Does anyone have a clue if these would still be tasty if I used blackstrap molasses? I bought a jar for one recipe that required just a tablespoon a while back and have been searching for ways to use it all up! I even made an extremely short-lived attempt to eat it plain. Any other recipe suggestions using blackstrap molasses would be more than welcome, as well.

Thanks!

Posted by: Emily on November 10, 2008 6:07 PM

Yes you can use Blackstrap Molasses...I did and the cookies were totally awesome!! I love this recipe. The cookies come out chewy with a little surface crunch.

Posted by: Chris on November 26, 2008 7:59 AM

These look amazing.
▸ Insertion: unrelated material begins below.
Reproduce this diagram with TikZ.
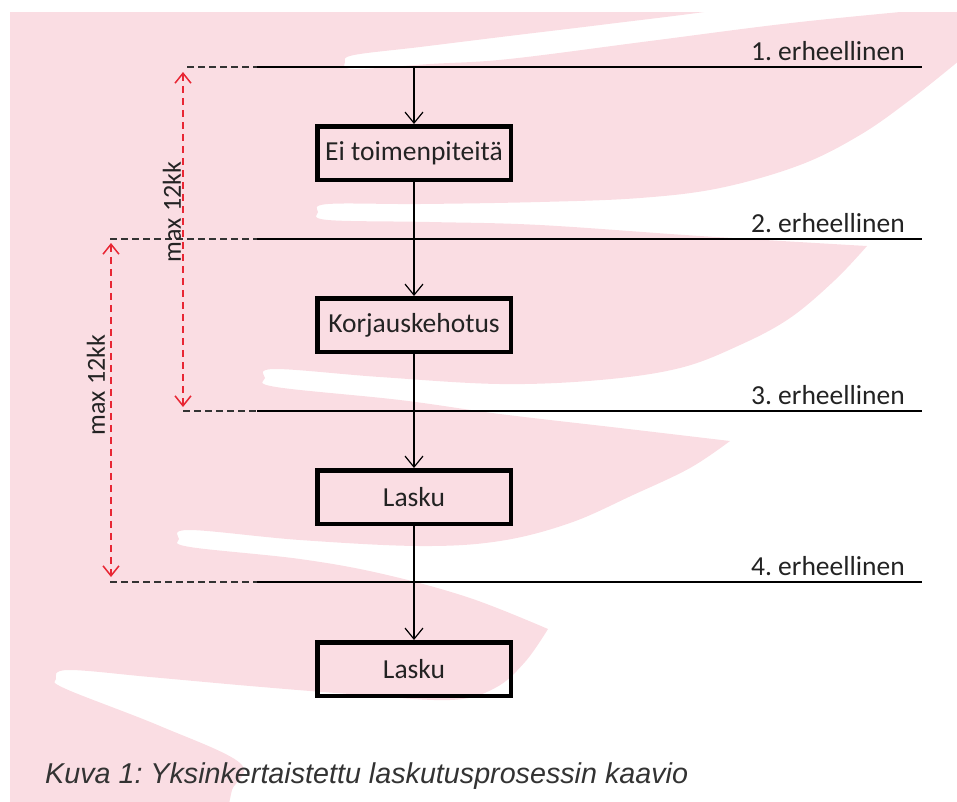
\documentclass[tikz,border=0pt]{standalone}
\usepackage{fontspec}
\setmainfont{Carlito}
\newfontfamily\capfont{Liberation Sans}
\usepackage{xcolor}
\usepackage{tikz}
\usetikzlibrary{arrows.meta}
\frenchspacing
\definecolor{wingpink}{RGB}{250,221,227}
\definecolor{markred}{RGB}{232,38,52}
\definecolor{inkgray}{RGB}{35,35,35}
\tikzset{
  boxnode/.style={draw=black, line width=4.5pt, minimum width=193.5pt, minimum height=53.5pt,
    inner sep=0pt, font=\fontsize{27.5}{33}\selectfont, text=inkgray},
  erline/.style={line width=1.8pt, black},
  dashline/.style={line width=1.7pt, black!80, dash pattern=on 7pt off 4pt},
  flow/.style={line width=1.2pt, -{Straight Barb[length=11pt,width=18pt]}},
  spanarrow/.style={markred, line width=1.5pt, dash pattern=on 7pt off 5pt,
    {Straight Barb[length=10pt,width=16pt]}-{Straight Barb[length=10pt,width=16pt]}},
  erlabel/.style={anchor=base east, inner sep=0pt, font=\fontsize{27.5}{33}\selectfont, text=inkgray},
  spanlabel/.style={rotate=90, inner sep=0pt, font=\fontsize{26}{30}\selectfont, text=inkgray}
}

\begin{document}
\begin{tikzpicture}[x=1pt,y=-1pt]
    \useasboundingbox (0,0) rectangle (957,801);
    % wing in the background
      \begin{scope}
    \clip (10,12) rectangle (957,801);
    \fill[wingpink] (0,0) -- (760,0)
      -- plot[smooth, tension=0.6] coordinates {(760,0) (718,10) (600,25) (509,36) (420,47) (354,55) (345,62) (354,69) (430,64) (509,59) (650,41) (800,22) (965,6)}
      -- (965,60)
      -- plot[smooth, tension=0.6] coordinates {(960,60) (910,100) (860,135) (800,165) (720,188) (640,198) (540,202) (420,204) (328,204) (318,212) (328,220) (430,222) (540,225) (700,236) (867,246)}
      -- plot[smooth, tension=0.6] coordinates {(867,246) (835,280) (790,318) (740,345) (680,368) (600,380) (500,384) (380,377) (275,369) (265,378) (276,387) (400,400) (500,414) (620,428) (730,441)}
      -- plot[smooth, tension=0.6] coordinates {(730,441) (690,468) (633,495) (570,523) (500,541) (420,546) (300,540) (190,530) (179,539) (190,547) (300,559) (383,574) (470,598) (548,629)}
      -- plot[smooth, tension=0.6] coordinates {(548,629) (525,662) (495,688) (450,700) (350,694) (250,686) (150,677) (68,670) (56,679) (66,689) (160,726) (240,763) (232,790) (228,810)}
      -- (0,810) -- cycle;
      \end{scope}

    % erheellinen lines
    \coordinate (d1) at (187,67);  \coordinate (s1) at (257,67);  \coordinate (e1) at (922,67);
    \coordinate (d2) at (110,239); \coordinate (s2) at (257,239); \coordinate (e2) at (922,239);
    \coordinate (d3) at (183,411); \coordinate (s3) at (257,411); \coordinate (e3) at (922,411);
    \coordinate (d4) at (110,582); \coordinate (s4) at (257,582); \coordinate (e4) at (922,582);
    \draw[dashline] (d1) -- (s1);
    \draw[dashline] (d2) -- (s2);
    \draw[dashline] (d3) -- (s3);
    \draw[dashline] (d4) -- (s4);
    \draw[erline] (s1) -- (e1);
    \draw[erline] (s2) -- (e2);
    \draw[erline] (s3) -- (e3);
    \draw[erline] (s4) -- (e4);
    \node[erlabel] (er1) at (905,60) {1. erheellinen};
    \node[erlabel] (er2) at (905,232) {2. erheellinen};
    \node[erlabel] (er3) at (905,404) {3. erheellinen};
    \node[erlabel] (er4) at (905,575) {4. erheellinen};

    % boxes
    \node[boxnode] (ei) at (414,153) {Ei toimenpiteitä};
    \node[boxnode] (korj) at (414,325) {Korjauskehotus};
    \node[boxnode] (lasku1) at (414,497) {Lasku};
    \node[boxnode] (lasku2) at (414,669) {Lasku};
    \coordinate (start) at (414,67);
    \draw[flow] (start) -- (ei.north);
    \draw[flow] (ei.south) -- (korj.north);
    \draw[flow] (korj.south) -- (lasku1.north);
    \draw[flow] (lasku1.south) -- (lasku2.north);

    % max 12kk spans
    \coordinate (r1t) at (183,72);  \coordinate (r1b) at (183,407);
    \coordinate (r2t) at (111,243); \coordinate (r2b) at (111,577);
    \draw[spanarrow] (r1t) -- (r1b);
    \draw[spanarrow] (r2t) -- (r2b);
    \node[spanlabel] (max1) at (172,212) {max 12kk};
    \node[spanlabel] (max2) at (96,385) {max 12kk};

    \node[anchor=base west, inner sep=0pt, font=\capfont\itshape\fontsize{28.7}{34}\selectfont, text=black!80] (cap) at (45,783) {Kuva 1: Yksinkertaistettu laskutusprosessin kaavio};
    \end{tikzpicture}
\end{document}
I have two questions. How do you know if your baking powder or baking soda is bad? How long should an opened bottle of molasses last? I can't wait to make these for Christmas!

Molasses is basically sugar, and should last a very long time. We've never had a jar of molasses go bad. Baking soda lasts a long time too. The real problem area is baking powder which you need to replace every six months. You'll know its spent when you try to use it for baking and your biscuits, cookies, or muffins turn out flat. ~Elise

Posted by: Tricia on November 29, 2008 2:06 PM

These just may be my new favorite holiday cookie. The best adjective I can think of to describe these is "comforting." They are so easy to make, a bit messy, but soooo worth it. I am making holiday goody boxes for gifts this year and these have just made their way into the box! Thank you so much for this unique recipe!

Posted by: Carol on December 9, 2008 3:06 PM

These were great, especially with the glaze, to which I added some grand marnier.

Posted by: Rachel on December 21, 2008 7:08 PM

These were wonderful cookies. I made them a wee bit smaller and used ww pastry flour as did others. I rolled them in a minced candied ginger and sugar and WOW was that good. Really added a nice bite to the cookies. I loved how they were chewy on the inside and crisp around the edges. Thanks for the great recipe!

Posted by: Cat on December 28, 2008 2:57 PM

I've made these from the Cook's Illustrated cookbook and have gotten rave reviews. Their recipe also includes 1/4 tsp. of finely ground black pepper which gives the cookies a nice little bite. Just enough for people to say "What is that?" without being overwhelming.

Posted by: Steph on January 17, 2009 8:48 PM

Thank you so much! These were great, my husband likes these kind of cookies and I don't, usually. These are so yummie though! I'll keep this recipe!

Thankyou thankyou thankyou!

Posted by: cait on March 5, 2009 2:52 PM

Just made these. Normally, the only "real" cookie to me involves chocolate chips. But these are incredible. Slightly crisp outside, tender and chewy inside, with the prettiest crinkles on top. The house smells like Christmas. I used King Arthur White Whole Wheat flour and added a pinch of black pepper.